Welters’ weemoedige wereld: menselijke maat
Ik ben weer bezig met mijn jaarlijkse mastercursus wetenschapsjournalistiek voor bèta’s. Ook nu vallen me dezelfde dingen op als in de voorgaande afleveringen. Er is nauwelijks nog een student te vinden die de Volkskrant, NRC of Trouw leest. Ze hebben dan ook vaak geen idee waar die kranten politiek zo’n beetje voor staan. ‘Media’, dat is voor hen een woord in enkelvoud: een soort werkverschaffingsproject voor enigszins domme, sensatiebeluste types die er genoegen in scheppen de feiten te verdraaien, zeker waar het de wetenschap betreft.
Als ik ze vervolgens een paar artikelen uit de wetenschapsbijlage van pakweg de Volkskrant laat lezen vallen de schellen geregeld van de ogen. Sterker nog, ze komen dan van alles aan de weet over moleculaire wetenschappen (dé studiehit hier van de bètafaculteit) wat ze nog niet wisten. Bijvoorbeeld dat de levenswetenschappers Craig Venter en Francis Collins samen met Bill Clinton in het jaar des heren 2000 verkondigden dat, nu de drie miljard DNA-letters van het menselijk genoom in de juiste volgorde waren gezet, er echt gewerkt kon worden aan het oplossen van aangeboren ongemak.
Wat sommige studenten zelfs stoort in de contextzwangere krantenverhalen is dat geregeld even wordt gewezen op karaktereigenschappen: Venter de avontuurlijk egotripper die een eigen bedrijf oprichtte omdat de reguliere wetenschap hem te braaf en te traag was. Of: Collins de brave borst, de teamspeler pur sang, die bij gelegenheid brave liederen vertolkt, zichzelf begeleidend op gitaar.
Vorige week bezwoer een studente zelfs dat als ze ‘human interest-geneuzel’ leest, ze het artikel naast zich neerlegt. De feiten, de techniek, de neutrale, onbevlekte wetenschappelijk daad als zodanig, daar moet het over gaan. En verder niet.
Waar studenten moeite mee hebben is een van de reguliere verwoording van wetenschap losgezongen stijl die uitlegt, beelden gebruikt en de onvermijdelijke persoonlijke toets en menselijke maat daarbij niet schuwt. Neutraal, indirect, passief en bovenal niet beeldend. Dat is voor studenten de objectieve taal van de wetenschap. Een zinnetje als ‘Aldus verzucht Venter, net terug van een zeiltocht in de Pacific’, past niet in dat opgedrongen wereldbeeld. Een zin als ‘Uit genomics-onderzoek blijkt dat maritieme ecosystemen aan ernstige degradatie onderhevig zijn’, des te meer. Liever ‘Piet wordt door Jan geslagen’, dan ‘Jan slaat Piet’.

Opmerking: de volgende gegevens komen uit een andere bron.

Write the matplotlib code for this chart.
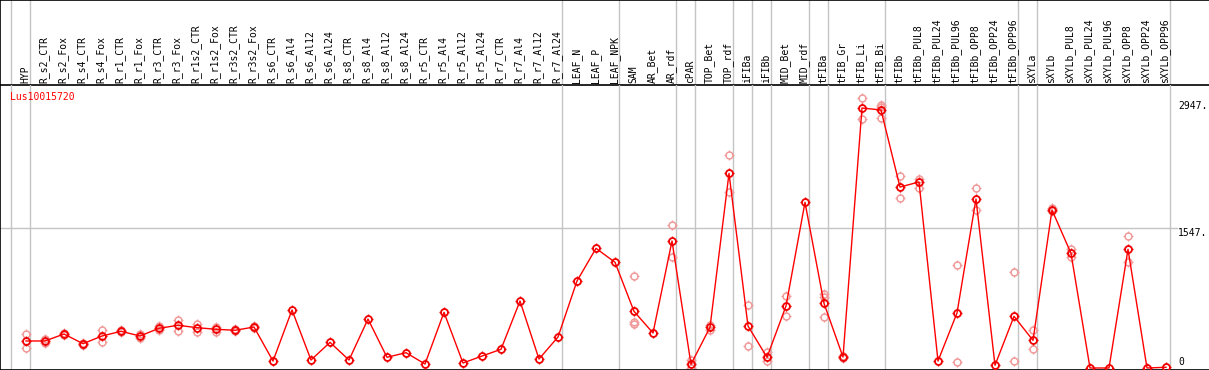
import matplotlib
matplotlib.use("Agg")
import matplotlib.pyplot as plt
import numpy as np
from matplotlib.path import Path

categories = ["HYP", "R_s2_CTR", "R_s2_Fox", "R_s4_CTR", "R_s4_Fox", "R_r1_CTR", "R_r1_Fox",
              "R_r3_CTR", "R_r3_Fox", "R_r1s2_CTR", "R_r1s2_Fox", "R_r3s2_CTR", "R_r3s2_Fox",
              "R_s6_CTR", "R_s6_Al4", "R_s6_Al12", "R_s6_Al24", "R_s8_CTR", "R_s8_Al4", "R_s8_Al12",
              "R_s8_Al24", "R_r5_CTR", "R_r5_Al4", "R_r5_Al12", "R_r5_Al24", "R_r7_CTR", "R_r7_Al4",
              "R_r7_Al12", "R_r7_Al24", "LEAF_N", "LEAF_P", "LEAF_NPK", "SAM", "AR_Bet", "AR_rdf",
              "cPAR", "TOP_Bet", "TOP_rdf", "iFIBa", "iFIBb", "MID_Bet", "MID_rdf", "tFIBa",
              "tFIB_Gr", "tFIB_Li", "tFIB_Bi", "tFIBb", "tFIBb_PUL8", "tFIBb_PUL24", "tFIBb_PUL96",
              "tFIBb_OPP8", "tFIBb_OPP24", "tFIBb_OPP96", "sXYLa", "sXYLb", "sXYLb_PUL8",
              "sXYLb_PUL24", "sXYLb_PUL96", "sXYLb_OPP8", "sXYLb_OPP24", "sXYLb_OPP96"]

means = [298, 298, 375, 268, 353, 405, 353, 438, 471, 445, 427, 416, 452,
         77, 640, 88, 283, 88, 540, 118, 169, 44, 614, 55, 132, 206, 739, 99, 342,
         960, 1320, 1166, 625, 386, 1401, 41, 449, 2147, 463, 118, 684, 1827,
         713, 121, 2868, 2846, 1996, 2052, 77, 607, 1864, 30, 570,
         305, 1743, 1265, 0, 0, 1309, 0, 8]

replicates = [[375, 224], [315, 280], [390, 360], [280, 255], [419, 283], [415, 395],
              [380, 330], [460, 420], [533, 411], [489, 394], [455, 397], [425, 405],
              [465, 440], [], [], [], [], [], [], [], [], [], [], [], [], [], [], [], [],
              [], [], [], [1011, 511, 485], [], [1574, 1221], [88, 4], [470, 419],
              [2346, 1945], [695, 239], [176, 81], [794, 570], [], [813, 780, 559],
              [130, 110], [2978, 2743], [2898, 2880, 2754], [2114, 1875], [2085, 1985], [],
              [1136, 66], [1982, 1743], [], [1059, 77], [419, 206], [1760, 1730],
              [1316, 1228], [], [], [1456, 1173], [], []]

group_starts = [0, 1, 29, 32, 35, 36, 38, 39, 40, 42, 43, 46, 53, 54, 61]
ytick_values = [2947, 1547, 0]
ytick_labels = ["2947.", "1547.", "0"]
gene = "Lus10015720"

W, H = 1209, 370
fig = plt.figure(figsize=(W / 100, H / 100), dpi=100)
fig.patch.set_facecolor("white")

# pixel geometry
x0_px, step_px = 26, 19
xl = (0 - x0_px) / step_px
xr = (W - x0_px) / step_px
header_bottom_px = 85
plot_bottom_px = 369

ax_h = fig.add_axes([0, 1 - header_bottom_px / H, 1, header_bottom_px / H])
ax = fig.add_axes([0, (H - plot_bottom_px - 0.5) / H, 1, (plot_bottom_px + 0.5 - header_bottom_px) / H])

for a in (ax, ax_h):
    a.set_xlim(xl, xr)
    a.set_xticks([])
    a.set_yticks([])
    a.patch.set_alpha(0)
    for s in a.spines.values():
        s.set_visible(False)

ax_h.set_ylim(0, 1)
for s in ("top", "bottom", "left"):
    ax_h.spines[s].set_visible(True)
    ax_h.spines[s].set_color("black")
    ax_h.spines[s].set_linewidth(1.2)
for s in ("bottom", "left"):
    ax.spines[s].set_visible(True)
    ax.spines[s].set_color("black")
    ax.spines[s].set_linewidth(1.2)

units_per_px = 11.03
zero_px = 368
ax.set_ylim((zero_px - plot_bottom_px - 0.5) * units_per_px,
            (zero_px - header_bottom_px) * units_per_px)

grey = "#c4c4c4"
sep_offset = 15 / 19
for g in group_starts:
    for a in (ax, ax_h):
        a.axvline(g - sep_offset, color=grey, lw=1.0, zorder=1)
ax.axhline(1547, xmin=0, xmax=1177 / W, color=grey, lw=1.0, zorder=1)

x = np.arange(len(categories))

# header labels
for i, c in enumerate(categories):
    ax_h.text(i - 0.05, 0.02, c, rotation=90, ha="center", va="bottom",
              fontsize=7, family="DejaVu Sans Mono", color="black")

# tick marker path
verts, codes = [], []
for dx, dy in [(0, 1), (0, -1), (1, 0), (-1, 0)]:
    verts += [(0.68 * dx, 0.68 * dy), (dx, dy)]
    codes += [Path.MOVETO, Path.LINETO]
tick_path = Path(verts, codes)

rep_color = "#f09a9a"
rx, ry = [], []
for i, r in enumerate(replicates):
    for v in r:
        rx.append(i)
        ry.append(v)
ax.plot(rx, ry, ls="none", marker="o", ms=5, mfc="none", mec=rep_color, mew=1.1, zorder=2)
ax.plot(rx, ry, ls="none", marker=tick_path, ms=7.2, mec=rep_color, mew=0.9, zorder=2)

mean_color = "#f00000"
ax.plot(x, means, color="#ff0000", lw=1.0, zorder=3)
ax.plot(x, means, ls="none", marker="o", ms=5, mfc="none", mec=mean_color, mew=1.3, zorder=4)
ax.plot(x, means, ls="none", marker=tick_path, ms=7.2, mec=mean_color, mew=1.0, zorder=4)

# y labels
offsets = [-5, -5, 6]
for v, lab, off in zip(ytick_values, ytick_labels, offsets):
    ax.annotate(lab, xy=(1178 / W, v), xycoords=("axes fraction", "data"),
                xytext=(0, off), textcoords="offset pixels", ha="left", va="center",
                fontsize=7, family="DejaVu Sans Mono", color="black")

ax.text(10 / W, 1 - 12.3 / 284, gene, transform=ax.transAxes, ha="left", va="center",
        fontsize=7, family="DejaVu Sans Mono", color="red")

fig.savefig("out.png", dpi=100)
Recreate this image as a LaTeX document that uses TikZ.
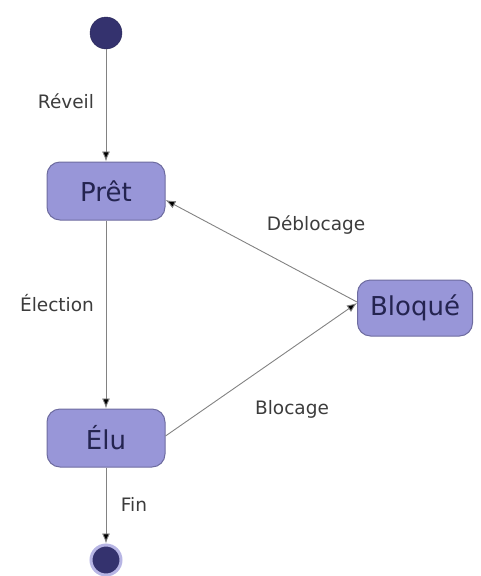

De atoombom is een verwoestend ding, geen subjectieve interpretatie. Zoveel is zeker. Tegelijkertijd is wetenschap nooit een volledig autonoom stoomapparaat. De menselijk maat speelt altijd een rol bij het interpreteren van de heilige data. Daar weegt geen omfloerst, passief en subjectloos taalgebruik tegen op.